Moving away from the tables, I played around with different dot plots. Of course, I could have used a standard column chart or some kind of box-and-whisker chart, but I think the dot plot might be the best choice (plus, the column chart approach has some issues). Plus, I really like the approach Bogdan Micu took in his response to Ann’s post (also see Dana Wanzer’s post).

I tried four different dot plots, just playing around with different kinds of labeling:

–*Version 1* plots just the estimates with the error bars (that I made up based on the level of statistical significance).

–*Version 2* adds labels to that basic dot plot.

-In *Version 3*, I tried playing around with the labels. I didn’t really like how the labels looked in Version 2, so here I put them in the middle of the point. This required me to shrink the text size just a bit and blow up the size of the bubble. It’s not necessarily great because it hides some of the error bars, so you can’t quite tell which are statistically significant and which are not.

-Finally, in *Version 4*, I added color to the dot plot by filling in those markers that are statistically significant and leaving empty those estimates that are not statistically significant. This has the same issue with hiding the error bars as in *Version 3*, but the addition of the marker color helps denote which estimates are statistically significance and which are not. I also think this helps satisfy Ann’s “Squint Test.”

**Wrap-Up **

I’m basically left where I began: While I like Ann’s approach because it makes the table easier to read and adds visual elements, it ignores the different magnitudes of the point estimates, which are likely to be important for any sort of policy recommendation or action. I get the idea of making something very visual in the body of a report and leaving the details to the back or someplace else, but I think there are alternative visual approaches rather than getting rid of the numbers altogether.

Great article. I’m so glad that you’re keeping the conversation going.

Geez, it’s hard to write blog posts that anonymize the client’s data and still provide enough context for the reader.

I’ll add that:

– This was the first page of the Results chapter of the report. The real table was much longer (closer to 20 variables instead of my nine simplified ones for the blog post). Chapter 1 was a short intro (about the program, the countries they worked in, etc.). Chapter 2 was the results. So consider this Chapter 2, page 1.

– The rest of Chapter 2 (pages 2 through 21ish) were deeper dives into each of the 20ish variables. On those pages, we included both the significant and non-significant variables.

– We considered leaving out the non-significant variables, but felt it was important to show where the program wasn’t effective… especially for areas that we assumed would’ve been. Like if you provide meals to children in an orphanage then you would assume that their nutritional outcomes would be better off, but this wasn’t necessarily the case–lots of good discussions came from the report!

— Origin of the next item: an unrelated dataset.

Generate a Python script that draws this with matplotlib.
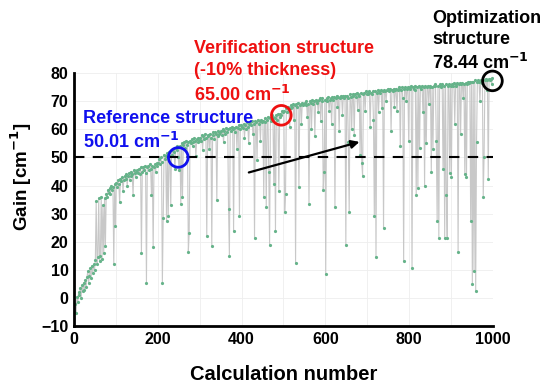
import numpy as np
import matplotlib
matplotlib.use("Agg")
import matplotlib.pyplot as plt

plt.rcParams['font.family'] = ['Liberation Sans', 'DejaVu Sans']
plt.rcParams['font.weight'] = 'bold'

# gain per calculation (every 2nd calculation, 25 values per row = 50 calculations)
gain = [
    -4.5, -2.0, -5.5, 0.5, -1.5, 2.0, 1.0, 3.5, 0.0, 4.5, 2.5, 5.5, 3.0, 6.5, 4.0, 7.5, 9.5, 5.5, 8.0, 10.5, 7.0, 11.5, 9.0, 12.0, 10.0,
    13.5, 34.5, 12.0, 14.5, 35.5, 13.0, 15.0, 36.0, 14.0, 33.0, 16.0, 35.5, 18.5, 37.0, 36.0, 38.5, 37.5, 39.0, 37.0, 40.0, 38.5, 39.5, 12.0, 40.5, 25.5,
    41.0, 39.5, 42.0, 40.5, 34.0, 42.5, 41.5, 43.0, 38.0, 42.0, 43.5, 42.5, 44.0, 40.0, 43.5, 44.5, 42.0, 45.0, 43.5, 44.0, 36.5, 45.5, 44.5, 43.0, 45.0,
    45.5, 44.5, 46.0, 44.0, 46.5, 16.0, 45.0, 46.5, 45.5, 47.0, 44.5, 5.5, 46.5, 47.0, 45.5, 47.5, 46.0, 36.5, 47.0, 18.0, 46.5, 47.5, 45.0, 48.0, 47.0,
    48.0, 49.5, 47.5, 50.0, 48.5, 5.5, 28.5, 51.0, 49.5, 50.5, 27.5, 51.5, 29.0, 52.0, 50.5, 33.0, 52.5, 51.0, 53.0, 52.0, 46.0, 53.5, 52.5, 54.0, 50.01,
    45.5, 54.0, 33.5, 55.0, 36.0, 54.5, 55.5, 53.5, 56.0, 54.5, 55.5, 16.5, 23.0, 56.0, 55.0, 56.5, 54.0, 55.5, 57.0, 56.0, 50.5, 56.5, 55.5, 57.0, 56.0,
    57.0, 56.0, 58.0, 52.5, 57.5, 56.5, 58.5, 57.0, 22.0, 58.0, 57.5, 53.0, 58.5, 57.0, 18.5, 59.0, 58.0, 56.5, 59.0, 58.5, 35.0, 59.5, 57.5, 58.5, 59.0,
    59.5, 58.0, 60.0, 55.5, 59.5, 58.5, 60.5, 59.0, 60.0, 31.5, 15.0, 60.5, 59.5, 61.0, 60.0, 24.0, 60.5, 59.0, 61.0, 53.0, 60.5, 61.5, 29.0, 60.0, 61.5,
    61.0, 60.5, 62.0, 57.0, 61.5, 60.0, 62.5, 61.0, 55.0, 62.0, 62.5, 61.5, 63.0, 58.5, 62.0, 21.5, 63.0, 62.5, 49.0, 63.5, 62.0, 63.0, 56.0, 63.5, 62.5,
    63.0, 36.0, 64.0, 62.5, 32.5, 63.5, 64.5, 45.0, 19.0, 64.0, 63.0, 65.0, 64.5, 40.5, 64.0, 24.0, 65.0, 63.5, 65.5, 38.0, 64.5, 65.5, 65.0, 66.5, 66.0,
    66.5, 30.5, 37.0, 67.5, 66.0, 68.0, 67.0, 61.0, 68.5, 67.5, 68.0, 69.0, 63.5, 68.5, 12.5, 69.0, 68.0, 69.5, 39.5, 68.5, 69.0, 62.0, 69.5, 68.5, 69.0,
    69.5, 68.5, 70.0, 64.5, 69.0, 33.5, 70.0, 69.5, 60.0, 70.5, 69.0, 70.0, 57.5, 70.5, 69.5, 70.0, 66.0, 70.5, 71.0, 63.0, 70.0, 71.0, 38.5, 45.0, 70.5,
    8.5, 71.0, 70.0, 71.5, 66.5, 70.5, 71.0, 62.0, 71.5, 70.5, 71.5, 32.5, 71.0, 72.0, 68.0, 71.5, 59.5, 71.0, 72.0, 71.5, 65.0, 72.0, 71.0, 72.0, 19.0,
    72.0, 71.0, 55.5, 30.5, 72.5, 71.5, 60.0, 72.5, 72.0, 58.0, 72.5, 71.5, 73.0, 67.0, 72.5, 72.0, 51.0, 73.0, 48.0, 43.5, 72.5, 73.0, 66.5, 73.5, 72.5,
    73.0, 72.5, 73.5, 61.0, 73.0, 72.5, 73.5, 63.5, 29.0, 73.5, 14.5, 73.0, 74.0, 66.0, 73.5, 73.0, 74.0, 67.5, 73.5, 25.0, 74.0, 73.5, 70.0, 74.0, 74.5,
    74.0, 73.5, 74.5, 59.5, 74.0, 73.5, 74.5, 68.0, 74.0, 74.5, 66.5, 74.0, 75.0, 74.5, 54.0, 74.0, 75.0, 71.0, 13.0, 74.5, 75.0, 70.0, 74.5, 75.0, 56.0,
    75.0, 74.5, 75.5, 10.5, 75.0, 74.5, 75.5, 74.0, 36.5, 75.0, 39.0, 75.5, 53.5, 75.0, 74.5, 75.5, 66.0, 75.0, 40.0, 75.5, 55.0, 75.0, 75.5, 69.0, 75.0,
    75.5, 45.0, 75.0, 53.0, 75.5, 76.0, 75.5, 56.0, 27.5, 75.5, 21.5, 76.0, 75.0, 75.5, 76.0, 46.0, 75.5, 21.5, 76.0, 36.5, 21.5, 75.5, 76.0, 44.5, 75.5,
    43.0, 76.0, 75.5, 76.5, 62.0, 76.0, 75.5, 76.5, 16.5, 76.0, 76.5, 58.5, 76.0, 76.5, 71.0, 76.0, 44.0, 76.5, 43.0, 76.0, 77.0, 76.5, 77.0, 27.5, 77.0,
    5.0, 77.0, 9.5, 77.5, 2.5, 55.5, 77.0, 77.5, 77.0, 70.0, 77.5, 76.5, 77.5, 36.0, 50.0, 77.5, 78.0, 74.0, 77.5, 42.5, 78.0, 77.5, 78.0, 76.0, 78.44,
]
calc = np.arange(1, 2 * len(gain) + 1, 2)

# highlighted structures
ref_x, ref_y = 249, 50.01
ver_x, ver_y = 495, 65.00
opt_x, opt_y = 999, 78.44

fig = plt.figure(figsize=(5.44, 3.85), dpi=100)
ax = fig.add_axes([0.136, 0.153, 0.770, 0.657])

ax.plot(calc, gain, color='#c8c8c8', lw=0.8, zorder=1)
ax.plot(calc, gain, 'o', color='#66b38a', ms=2.3, mec='none', zorder=2)
ax.axhline(50, color='black', ls=(0, (5, 4)), lw=1.5, zorder=3)

ax.scatter([ref_x], [ref_y], s=200, facecolors='none', edgecolors='#1010ee', lw=2, zorder=4)
ax.scatter([ver_x], [ver_y], s=200, facecolors='none', edgecolors='#ee1010', lw=2, zorder=4)
ax.scatter([opt_x], [opt_y - 1.2], s=200, facecolors='none', edgecolors='black', lw=2, zorder=4, clip_on=False)

ax.annotate('', xy=(688, 55.8), xytext=(411, 44.4),
            arrowprops=dict(arrowstyle='-|>', color='black', lw=1.6, mutation_scale=12))

ax.text(21, 66.8, 'Reference structure\n50.01 cm$^{\\mathbf{-1}}$', color='#1010ee',
        fontsize=13, fontweight='bold', va='top', ha='left', linespacing=1.3)
ax.text(286, 91.7, 'Verification structure\n(-10% thickness)\n65.00 cm$^{\\mathbf{-1}}$', color='#ee1010',
        fontsize=13, fontweight='bold', va='top', ha='left', linespacing=1.35)
ax.text(855, 102.4, 'Optimization\nstructure\n78.44 cm$^{\\mathbf{-1}}$', color='black',
        fontsize=13, fontweight='bold', va='top', ha='left', linespacing=1.3)

ax.set_xlim(0, 1000)
ax.set_ylim(-10, 80)
ax.set_xticks(range(0, 1001, 200))
ax.set_yticks(range(-10, 81, 10))
ax.set_xticks(range(0, 1001, 100), minor=True)
ax.grid(True, which='both', color='#eeeeee', lw=0.6)
ax.set_axisbelow(True)
ax.tick_params(length=0, labelsize=11.5, pad=4, which='both')
for lab in ax.get_xticklabels() + ax.get_yticklabels():
    lab.set_fontweight('bold')
for s in ['top', 'right']:
    ax.spines[s].set_visible(False)
for s in ['left', 'bottom']:
    ax.spines[s].set_linewidth(2)

ax.set_xlabel('Calculation number', fontsize=14.5, fontweight='bold', labelpad=13)
ax.set_ylabel('Gain [cm$^{\\mathbf{-1}}$]', fontsize=13.5, fontweight='bold')
ax.yaxis.set_label_coords(-0.095, 0.59)

fig.savefig('out.png', dpi=100)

– The dot plots are really promising. I hope that you/we/others continue exploring them.

– Yep, we defined statistical significance (a paragraph in the Results chapter and a page in the Appendix). The Appendix had lots of methodological nerdy goodies. We didn’t actually expect the report’s audience to look at the appendix, but I’m a huge fan of including tons of details in appendices for the sake of transparency and accountability.

To be continued. Have to run and give a webinar now. Good job!

Thanks to both of you for this discussion. I’m currently dealing with three levels of statistical significance for a client. In one case, I used a heat map approach, with the lightest for p-value<0.1 and darkest for p-value<0.01. In another case, it's a connected scatterplot and I used the empty/filled markers approach of Ann's initial design and Jon's circles above. I might write a blog post when I'm done.

One suggestion I might make for your designs above is to also differentiate the variable name format when the result is significant across the board (bold, italic, background…) – it would spare the reader the work of figuring it out for each row.